Неизменным все эти годы оставался и образ ее лирической героини, сформировавшийся еще в советское время, пожалуй, где-то в середине-конце шестидесятых. Это был, так сказать, как тогда любили писать в аннотациях, образ “нашей современницы”, но не тот, что навязывался, а современницы, с эпохой не согласованной и не согласной ни в главном, ни в мелочах. И речь не столько о политическом диссидентстве или о столь не характерном для того времени религиозном чувстве, хотя именно оно — в основе мировидения поэтессы, но о естественном, нормальном достоинстве человека и поэта не участвовать во лжи и о совершенно исключительном чувстве личной ответственности и вины за все происходящее — “покаянной совести”. То время сказалось и на ее стилистике — поэзия Лиснянской словно бы вобрала интонации негромкого, но прямого, очень личного и страстного разговора-спора со “своими” на интеллигентской кухне застойных времен, для ее речи стало характерным соединение разговорных прозаизмов и высокого стиля, где порой будничное и бытовое так сплеталось с высоким и вечным, что, перечитывая сейчас, например, сборник “Из первых уст” 1966 года, просто диву даешься, как могли тогда пройти в печать такие поразительные (духовидческие, что ли) стихи: “И вот когда крадутся сроки / Телесного небытия, / Встают убитые пророки / И говорят мне, ЧТО есть я”. И вот какая удивительная штука с этими литературными терминами: казалось бы, каких эффектных поэтических “наших современников” ни родила хрущевская оттепель, а вот и тогда, и через десятилетия оказалась востребованной скромная, прямая, постоянно за что-то извиняющаяся “собеседница”. И это не говоря уже о таких вершинных и, разумеется, на тот момент непечатных произведениях Лиснянской, как поэмы в сонетах “Круг” (1974), где в рассказе о пребывании в психушке этот такой естественный и непринужденный голос рассказчицы-“собеседницы” достигает трагического напряжения, и “В госпитале лицевого ранения” (1984) с его скорбным накалом.

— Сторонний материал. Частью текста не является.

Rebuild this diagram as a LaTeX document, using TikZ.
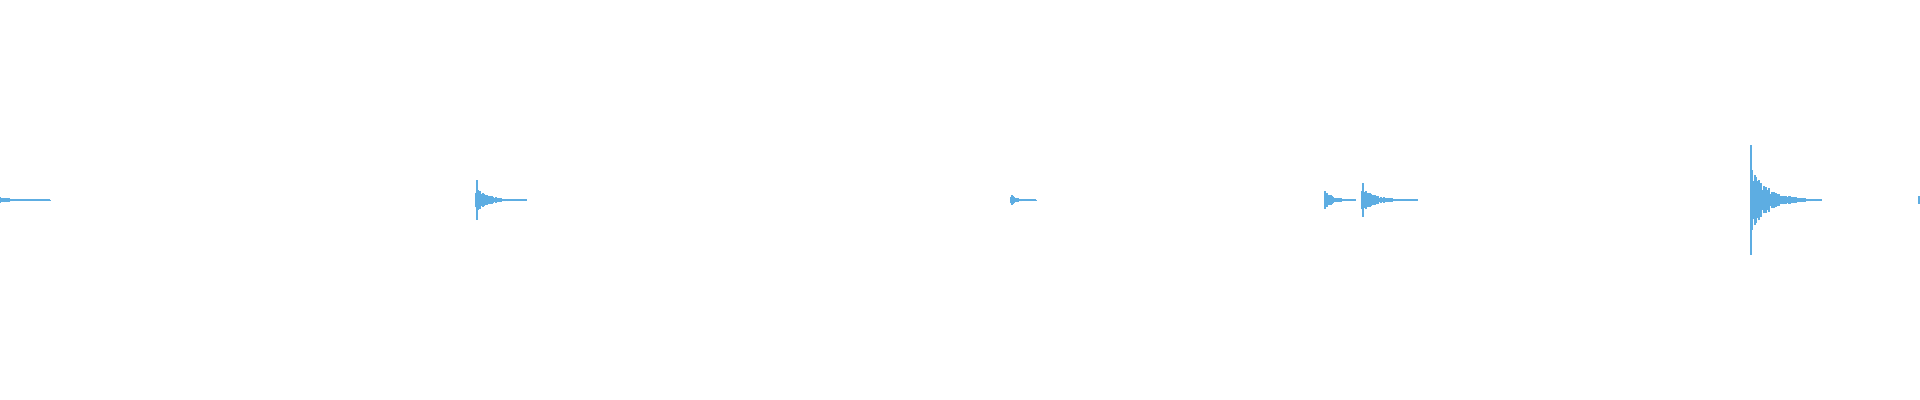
\documentclass[tikz,border=0pt]{standalone}
\usepackage{tikz}

\definecolor{wave}{HTML}{5DADE2}
\tikzset{wavebar/.style={draw=wave,line width=0.45pt}}

% one decaying burst: start x, peak height, length (pixels)
\newcommand{\burst}[3]{%
  \draw[wavebar] (#1,0) -- ++(#3,0);
  \foreach \i in {0,...,#3}{
    \pgfmathsetmacro{\h}{#2*exp(-4*\i/#3)*(0.45+0.55*rnd)+0.4}
    \draw[wavebar] (#1+\i,-\h) -- (#1+\i,\h);
  }}

\begin{document}
\begin{tikzpicture}[x=0.01cm,y=0.01cm]
\useasboundingbox (0,-200) rectangle (1920,200);
\pgfmathsetseed{7}

\burst{0}{3}{50}
\burst{476}{12}{50}
\draw[wavebar] (477,-20) -- (477,20);
\burst{1011}{6}{25}
\burst{1325}{11}{30}
\burst{1362}{13}{55}
\draw[wavebar] (1363,-17) -- (1363,17);
\burst{1751}{32}{70}
\draw[wavebar] (1751,-55) -- (1751,55);
\draw[wavebar] (1919,-4) -- (1919,4);

\end{tikzpicture}
\end{document}
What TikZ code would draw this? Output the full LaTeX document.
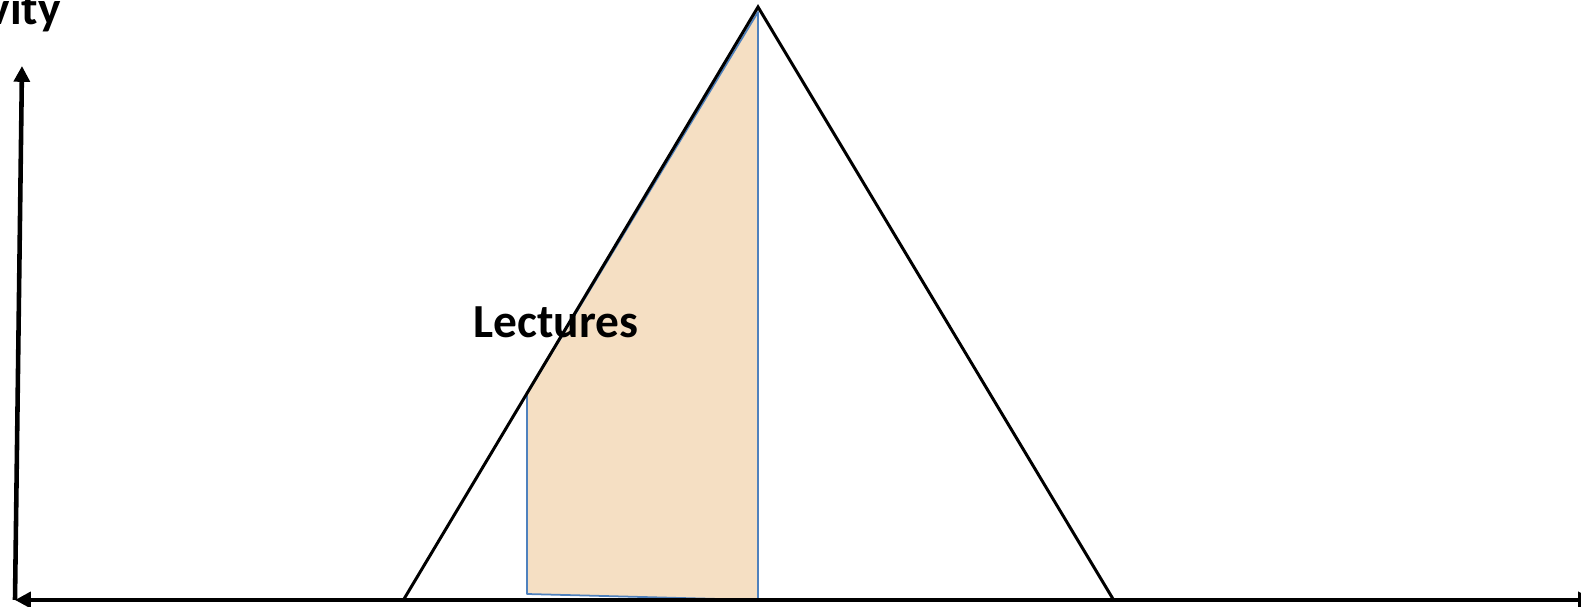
\documentclass[tikz,border=0pt]{standalone}
\usepackage{fontspec}
\setmainfont{Carlito}
\usepackage{xcolor}
\usetikzlibrary{arrows.meta}

\definecolor{peach}{RGB}{245,223,195}
\definecolor{edgeblue}{RGB}{79,129,189}

\begin{document}
\begin{tikzpicture}[
  x=0.02cm, y=-0.02cm,
  axtip/.tip={Triangle[length=9pt, width=9pt]},
  axis/.style={line width=2.6pt, black},
  tri/.style={line width=1.7pt, black, line join=miter},
  part/.style={fill=peach, draw=edgeblue, line width=1pt, line join=round},
  lbl/.style={font=\bfseries\fontsize{27}{32}\selectfont}
]
\useasboundingbox (0,0) rectangle (1581,607);

% Points
\coordinate (origin) at (15,600);
\coordinate (ytop)   at (22,66);
\coordinate (xleft)  at (15,600);
\coordinate (xright) at (1594,600);
\coordinate (tl)     at (404,599);
\coordinate (apex)   at (758,7);
\coordinate (tr)     at (1113,599);
\coordinate (sa)     at (758,12);
\coordinate (sb)     at (758,600);
\coordinate (sc)     at (527,594);
\coordinate (sd)     at (527,394);

% Shaded part
\draw[part] (sa) -- (sb) -- (sc) -- (sd) -- cycle;

% Triangle
\draw[tri] (tl) -- (apex) -- (tr);

% Axes
\draw[axis, -axtip] (origin) -- (ytop);
\draw[axis, axtip-axtip] (xleft) -- (xright);

% Labels
\node[lbl, anchor=base east, inner sep=0pt] (ylabel) at (61,25) {Activity};
\node[lbl, anchor=base, inner sep=0pt] (lect) at (556,338) {Lectures};

\end{tikzpicture}
\end{document}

Однако не только на фоне затянувшейся поколенческой и исторической паузы, но и по отношению к ее собственному творчеству последние стихи Инны Лиснянской стали полной неожиданностью и сенсацией. Читая прошлогоднюю новомирскую подборку Лиснянской, вслушиваясь в знакомые приглушенно-резкие интонации лирической исповеди “собеседницы” (ну хотя бы с самого начала: “Все, что мной пережито, — рассказано. / Слезы — это не бисер метать. / И, людскою насмешкой наказана, / Я в глухую ушла благодать...”), вдруг через несколько стихотворений обнаружил, что передо мной будто бы другая поэтесса: напряженный монолог словно примолк, то есть не затих совсем, но из открытого окна в комнату, где только что звучало: “И может быть, когда меня не станет, моя могила от меня устанет”, ворвались иные звуки и голоса и перекрыли все:
Свистульки, трещотки, звонки, гребешки, кастаньеты —
Какое в лесу вавилонское разноязычье!